= Raymond Isaac Follo =

Congolese politician

Raymond Isaac Follo is a Congolese politician who has served in the National Assembly of Congo-Brazzaville since 2012.

==Life and career==
At the Sixth Extraordinary Congress of the Congolese Labour Party (PCT), held in July 2011, Follo was elected to the PCT's 471-member Central Committee.

In the July-August 2012 parliamentary election, Follo stood as the PCT candidate in Ngoyo constituency, located in Pointe-Noire. In the first round of voting, he placed first with 30% of the vote, ahead of Henri Tchimbakala Mavoungou of the Rally for Democracy and Social Progress (RDPS), who received 15.63%. The PCT and the RDPS were both members of the Presidential Majority loyal to President Denis Sassou Nguesso, and as a result of an agreement between the parties, Tchimbakala Mavoungou, as the second place candidate, withdrew from the vote in favor of Follo. Consequently, Follo was elected without opposition in the second round of voting, receiving 100% of the vote.
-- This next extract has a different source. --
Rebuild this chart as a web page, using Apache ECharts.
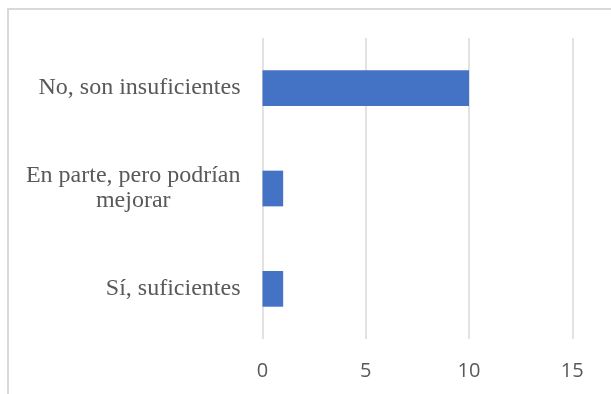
<!DOCTYPE html>
<html>
<head>
<meta charset="utf-8">
<script src="https://cdn.jsdelivr.net/npm/echarts@6/dist/echarts.min.js"></script>
<style>
  html, body { margin: 0; padding: 0; background: #ffffff; }
  #chart { width: 611px; height: 394px; }
</style>
</head>
<body>
<div id="chart"></div>
<script>
// Survey answers, listed bottom to top along the category axis
const categories = [
  'Sí, suficientes',
  'En parte, pero podrían\nmejorar',
  'No, son insuficientes'
];
const counts = [1, 1, 10];
const axisMin = 0;
const axisMax = 15;
const axisStep = 5;

const chart = echarts.init(document.getElementById('chart'), null, { renderer: 'canvas' });

chart.setOption({
  animation: false,
  backgroundColor: '#ffffff',
  graphic: [{
    type: 'rect',
    silent: true,
    shape: { x: 8, y: 9, width: 700, height: 500 },
    style: { fill: 'none', stroke: '#d9d9d9', lineWidth: 2 }
  }],
  grid: { left: 262.5, right: 38.7, top: 38, bottom: 55, containLabel: false },
  xAxis: {
    type: 'value',
    min: axisMin,
    max: axisMax,
    interval: axisStep,
    axisLine: { show: false },
    axisTick: { show: false },
    splitLine: { show: true, lineStyle: { color: '#d9d9d9', width: 1.5 } },
    axisLabel: {
      margin: 22,
      color: '#595959',
      fontFamily: '"Open Sans", "Liberation Sans", sans-serif',
      fontSize: 20
    }
  },
  yAxis: {
    type: 'category',
    data: categories,
    axisLine: { show: false },
    axisTick: { show: false },
    splitLine: { show: false },
    axisLabel: {
      margin: 22,
      formatter: function (v) {
        return v.split('\n').map(function (line) { return '{c|' + line + '}'; }).join('\n');
      },
      rich: {
        c: {
          align: 'center',
          color: '#595959',
          fontFamily: '"Liberation Serif", "Times New Roman", serif',
          fontSize: 24,
          lineHeight: 25
        }
      }
    }
  },
  series: [{
    type: 'bar',
    data: counts,
    barWidth: '35.6%',
    itemStyle: { color: '#4472c4' }
  }]
});
</script>
</body>
</html>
When the National Assembly began meeting for its new parliamentary term, Follo was designated as Secretary of the Planning, Spatial Planning, Environment and Housing Commission of the National Assembly on 19 September 2012.

On 23 February 2013, Follo held his first meeting with his constituents, discussing parliamentary work and donating shovels, hoes, and wheelbarrows, as well as office equipment and school supplies.

Follo was elected as President of the PCT District Committee for Ngoyo on 8 September 2013.

On 12 October 2013, Follo held his second constituent meeting, discussing the work of the National Assembly and the passage of various items of legislation. He reiterated that he wanted to remain close to his constituents by holding regular constituent meetings, rotating through the different parts of the constituency. He also encouraged people to register to vote, and he gave out school kits to Ngoyo's best performing students.

Follo held his third constituent meeting on 1-2 February 2014. He variously donated beds, mattresses, and cement to local medical facilities, schools, and churches. Discussing his parliamentary work, he explained his proposed amendments to the 2014 state budget. These amendments, which were included in the budget, concerned various infrastructure improvements in Ngoyo: the completion of a local town hall, expansion and improvement of local medical facilities, and construction work at schools.

Follo headed the PCT's candidate list in Ngoyo for the September 2014 local elections and was elected as a local councillor. In the July 2017 parliamentary election, he was re-elected to the National Assembly as the PCT candidate in Ngoyo, winning the seat in the first round with 70% of the vote. He was designated as Rapporteur of the Planning Commission of the National Assembly on 2 September 2017.